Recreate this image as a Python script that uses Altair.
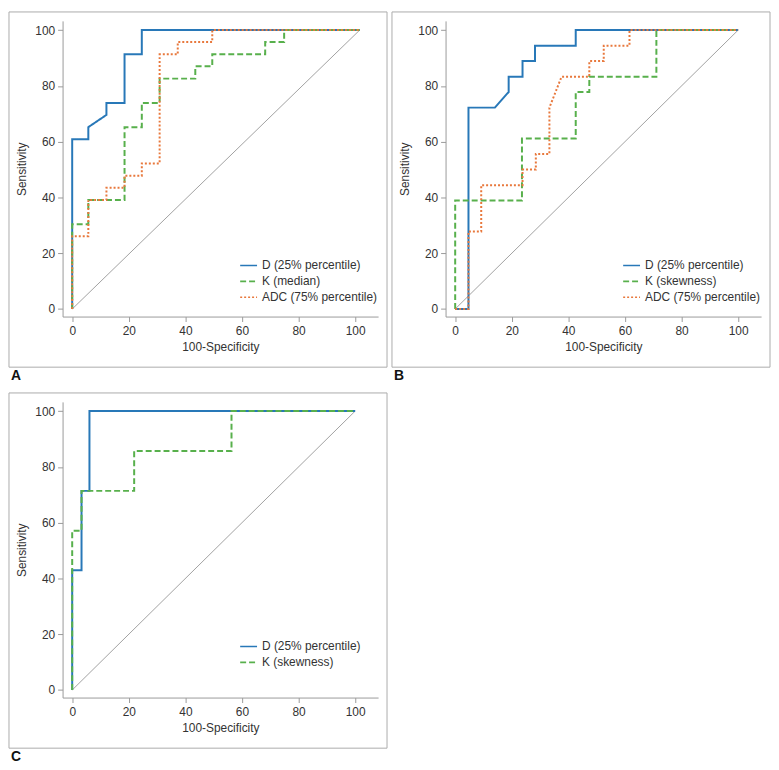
...
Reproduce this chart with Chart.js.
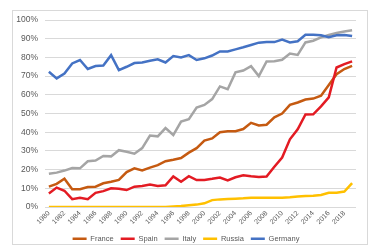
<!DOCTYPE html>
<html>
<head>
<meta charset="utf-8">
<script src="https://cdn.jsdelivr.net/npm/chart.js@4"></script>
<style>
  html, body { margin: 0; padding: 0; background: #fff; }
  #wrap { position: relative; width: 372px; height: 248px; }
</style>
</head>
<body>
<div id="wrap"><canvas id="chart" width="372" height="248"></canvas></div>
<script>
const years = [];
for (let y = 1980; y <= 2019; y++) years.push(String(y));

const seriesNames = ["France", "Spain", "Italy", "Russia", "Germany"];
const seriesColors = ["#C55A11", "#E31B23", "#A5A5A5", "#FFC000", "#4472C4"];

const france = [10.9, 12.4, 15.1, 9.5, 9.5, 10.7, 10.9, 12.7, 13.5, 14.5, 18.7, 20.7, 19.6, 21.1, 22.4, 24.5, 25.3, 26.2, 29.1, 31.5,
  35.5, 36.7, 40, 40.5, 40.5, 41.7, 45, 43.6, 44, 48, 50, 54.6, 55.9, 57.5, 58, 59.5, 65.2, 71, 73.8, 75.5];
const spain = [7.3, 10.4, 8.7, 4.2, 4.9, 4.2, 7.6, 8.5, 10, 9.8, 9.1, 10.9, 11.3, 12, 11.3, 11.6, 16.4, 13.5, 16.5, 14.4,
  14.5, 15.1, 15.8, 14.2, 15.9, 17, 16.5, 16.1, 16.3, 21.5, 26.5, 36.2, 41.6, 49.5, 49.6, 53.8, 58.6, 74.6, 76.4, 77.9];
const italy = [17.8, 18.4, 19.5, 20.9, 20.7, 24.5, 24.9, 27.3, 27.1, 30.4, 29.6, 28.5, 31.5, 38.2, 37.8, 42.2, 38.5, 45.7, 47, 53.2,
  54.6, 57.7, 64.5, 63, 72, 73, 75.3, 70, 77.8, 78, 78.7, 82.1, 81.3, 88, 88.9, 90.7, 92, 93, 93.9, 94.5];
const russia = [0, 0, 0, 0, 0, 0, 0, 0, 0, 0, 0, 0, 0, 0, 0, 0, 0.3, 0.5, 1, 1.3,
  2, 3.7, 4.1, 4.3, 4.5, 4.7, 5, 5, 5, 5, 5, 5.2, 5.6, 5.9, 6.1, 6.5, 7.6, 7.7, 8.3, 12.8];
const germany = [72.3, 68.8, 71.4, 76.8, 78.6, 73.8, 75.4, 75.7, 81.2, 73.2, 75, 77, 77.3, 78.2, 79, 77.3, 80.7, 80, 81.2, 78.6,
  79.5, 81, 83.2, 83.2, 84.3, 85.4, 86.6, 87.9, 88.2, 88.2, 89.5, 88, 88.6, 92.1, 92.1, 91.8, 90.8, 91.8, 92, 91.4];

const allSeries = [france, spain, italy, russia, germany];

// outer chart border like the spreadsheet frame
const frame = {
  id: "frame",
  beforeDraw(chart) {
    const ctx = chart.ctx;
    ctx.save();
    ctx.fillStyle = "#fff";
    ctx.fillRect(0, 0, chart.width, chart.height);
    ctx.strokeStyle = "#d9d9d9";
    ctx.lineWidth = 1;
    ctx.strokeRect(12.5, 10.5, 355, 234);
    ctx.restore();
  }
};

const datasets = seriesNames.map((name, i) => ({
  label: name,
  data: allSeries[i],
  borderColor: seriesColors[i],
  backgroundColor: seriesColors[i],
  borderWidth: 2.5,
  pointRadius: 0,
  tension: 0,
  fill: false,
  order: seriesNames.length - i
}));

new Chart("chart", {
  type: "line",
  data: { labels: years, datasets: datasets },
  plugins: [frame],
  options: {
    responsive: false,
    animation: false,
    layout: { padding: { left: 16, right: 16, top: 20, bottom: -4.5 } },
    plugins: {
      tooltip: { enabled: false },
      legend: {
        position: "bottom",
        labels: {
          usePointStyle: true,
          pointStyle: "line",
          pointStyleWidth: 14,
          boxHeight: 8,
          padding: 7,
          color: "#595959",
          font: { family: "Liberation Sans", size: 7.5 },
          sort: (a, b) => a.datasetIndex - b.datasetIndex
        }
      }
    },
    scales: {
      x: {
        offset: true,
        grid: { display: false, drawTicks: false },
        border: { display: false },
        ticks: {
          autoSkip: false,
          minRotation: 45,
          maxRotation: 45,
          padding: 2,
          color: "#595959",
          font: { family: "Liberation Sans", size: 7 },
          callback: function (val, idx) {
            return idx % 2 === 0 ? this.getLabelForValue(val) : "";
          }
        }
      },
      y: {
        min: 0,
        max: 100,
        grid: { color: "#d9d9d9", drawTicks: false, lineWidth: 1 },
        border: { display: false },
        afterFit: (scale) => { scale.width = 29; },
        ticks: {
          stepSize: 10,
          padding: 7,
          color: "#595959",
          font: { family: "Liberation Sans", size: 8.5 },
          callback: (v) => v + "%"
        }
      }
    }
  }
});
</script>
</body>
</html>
==
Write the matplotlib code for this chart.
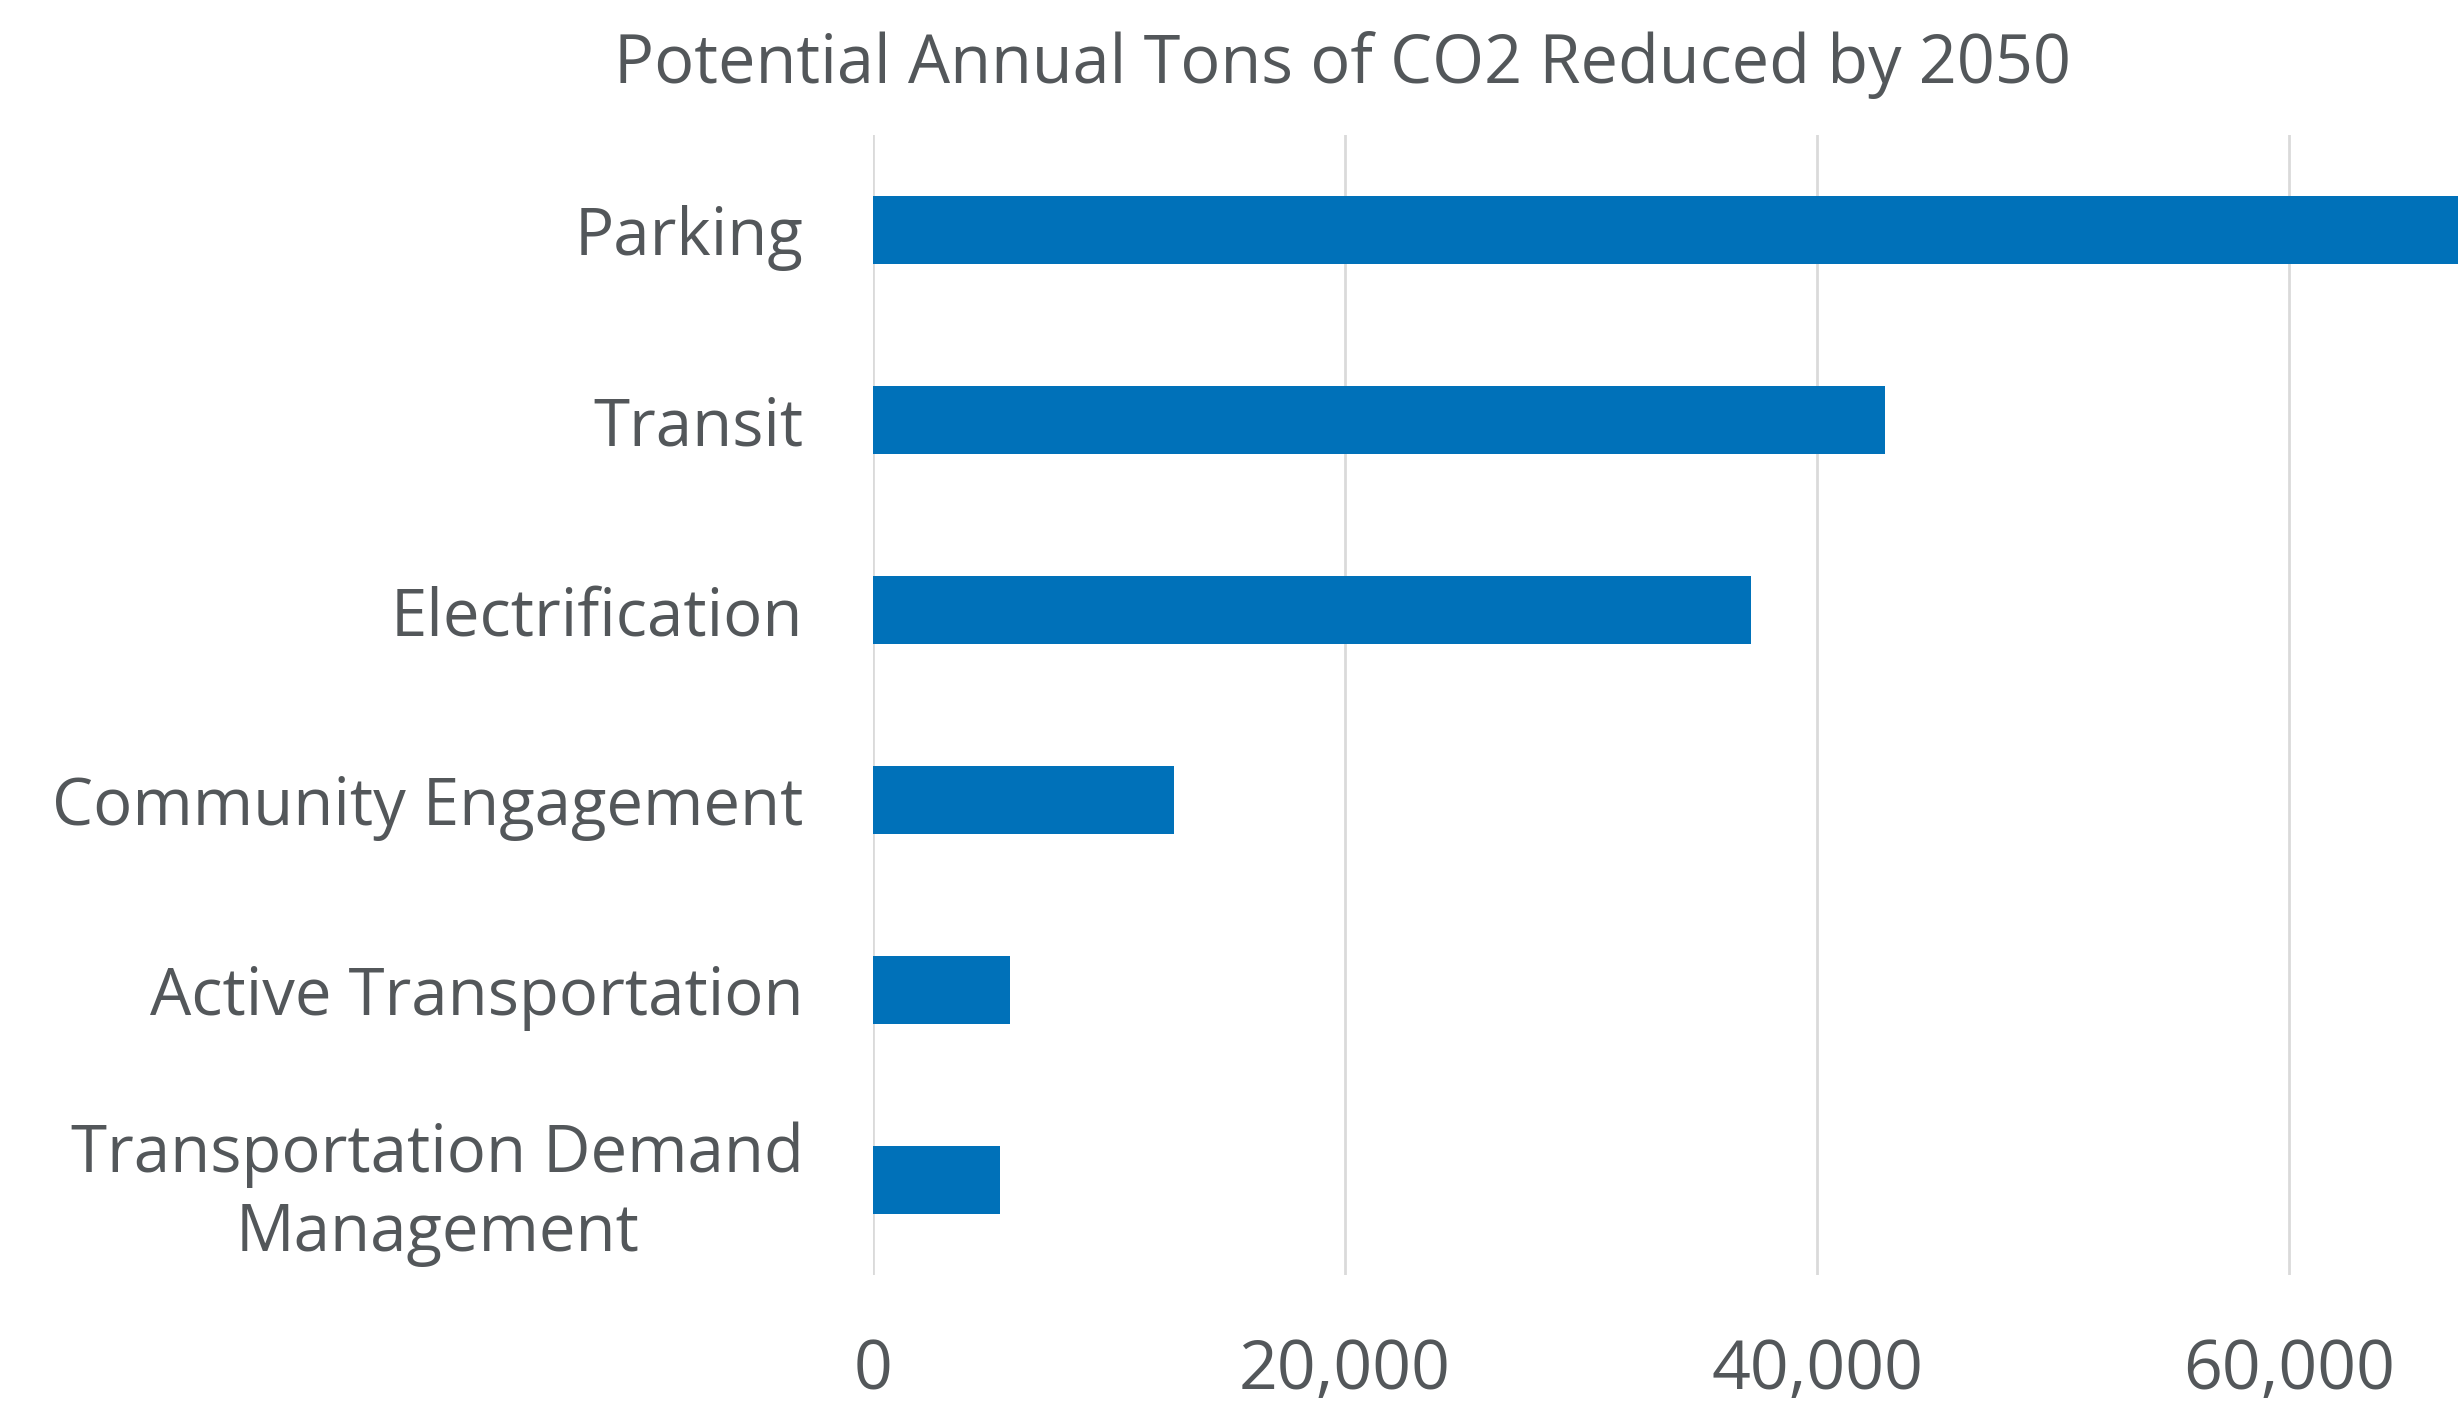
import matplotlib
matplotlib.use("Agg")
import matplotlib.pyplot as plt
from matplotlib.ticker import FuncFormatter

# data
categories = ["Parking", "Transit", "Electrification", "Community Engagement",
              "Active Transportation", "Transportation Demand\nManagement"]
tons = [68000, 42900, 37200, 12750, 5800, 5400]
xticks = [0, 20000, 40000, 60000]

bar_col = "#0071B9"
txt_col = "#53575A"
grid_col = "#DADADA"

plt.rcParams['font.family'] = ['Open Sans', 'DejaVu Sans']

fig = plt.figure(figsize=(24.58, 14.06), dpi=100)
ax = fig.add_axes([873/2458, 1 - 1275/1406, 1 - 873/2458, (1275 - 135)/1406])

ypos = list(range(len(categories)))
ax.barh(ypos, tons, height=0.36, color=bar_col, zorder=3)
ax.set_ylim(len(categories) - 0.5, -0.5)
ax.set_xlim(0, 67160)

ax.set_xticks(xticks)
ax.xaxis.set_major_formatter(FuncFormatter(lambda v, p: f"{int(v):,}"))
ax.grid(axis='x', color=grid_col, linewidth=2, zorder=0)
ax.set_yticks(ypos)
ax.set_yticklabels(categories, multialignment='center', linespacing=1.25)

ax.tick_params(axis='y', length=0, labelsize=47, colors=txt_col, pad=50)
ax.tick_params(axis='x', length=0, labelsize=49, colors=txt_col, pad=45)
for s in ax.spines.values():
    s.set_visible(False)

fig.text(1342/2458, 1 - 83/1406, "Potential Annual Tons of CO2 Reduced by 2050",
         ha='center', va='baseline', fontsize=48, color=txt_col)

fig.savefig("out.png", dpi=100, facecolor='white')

**What is expected**
Write out exactly the lines from the one that has "Reproduce this chart with Chart.js." down to the one that has "const allSeries = [france, spain, italy, russia, germany];", including both. Pictures stay out of the copy.

**Answer**
Reproduce this chart with Chart.js.
<!DOCTYPE html>
<html>
<head>
<meta charset="utf-8">
<script src="https://cdn.jsdelivr.net/npm/chart.js@4"></script>
<style>
  html, body { margin: 0; padding: 0; background: #fff; }
  #wrap { position: relative; width: 372px; height: 248px; }
</style>
</head>
<body>
<div id="wrap"><canvas id="chart" width="372" height="248"></canvas></div>
<script>
const years = [];
for (let y = 1980; y <= 2019; y++) years.push(String(y));

const seriesNames = ["France", "Spain", "Italy", "Russia", "Germany"];
const seriesColors = ["#C55A11", "#E31B23", "#A5A5A5", "#FFC000", "#4472C4"];

const france = [10.9, 12.4, 15.1, 9.5, 9.5, 10.7, 10.9, 12.7, 13.5, 14.5, 18.7, 20.7, 19.6, 21.1, 22.4, 24.5, 25.3, 26.2, 29.1, 31.5,
  35.5, 36.7, 40, 40.5, 40.5, 41.7, 45, 43.6, 44, 48, 50, 54.6, 55.9, 57.5, 58, 59.5, 65.2, 71, 73.8, 75.5];
const spain = [7.3, 10.4, 8.7, 4.2, 4.9, 4.2, 7.6, 8.5, 10, 9.8, 9.1, 10.9, 11.3, 12, 11.3, 11.6, 16.4, 13.5, 16.5, 14.4,
  14.5, 15.1, 15.8, 14.2, 15.9, 17, 16.5, 16.1, 16.3, 21.5, 26.5, 36.2, 41.6, 49.5, 49.6, 53.8, 58.6, 74.6, 76.4, 77.9];
const italy = [17.8, 18.4, 19.5, 20.9, 20.7, 24.5, 24.9, 27.3, 27.1, 30.4, 29.6, 28.5, 31.5, 38.2, 37.8, 42.2, 38.5, 45.7, 47, 53.2,
  54.6, 57.7, 64.5, 63, 72, 73, 75.3, 70, 77.8, 78, 78.7, 82.1, 81.3, 88, 88.9, 90.7, 92, 93, 93.9, 94.5];
const russia = [0, 0, 0, 0, 0, 0, 0, 0, 0, 0, 0, 0, 0, 0, 0, 0, 0.3, 0.5, 1, 1.3,
  2, 3.7, 4.1, 4.3, 4.5, 4.7, 5, 5, 5, 5, 5, 5.2, 5.6, 5.9, 6.1, 6.5, 7.6, 7.7, 8.3, 12.8];
const germany = [72.3, 68.8, 71.4, 76.8, 78.6, 73.8, 75.4, 75.7, 81.2, 73.2, 75, 77, 77.3, 78.2, 79, 77.3, 80.7, 80, 81.2, 78.6,
  79.5, 81, 83.2, 83.2, 84.3, 85.4, 86.6, 87.9, 88.2, 88.2, 89.5, 88, 88.6, 92.1, 92.1, 91.8, 90.8, 91.8, 92, 91.4];

const allSeries = [france, spain, italy, russia, germany];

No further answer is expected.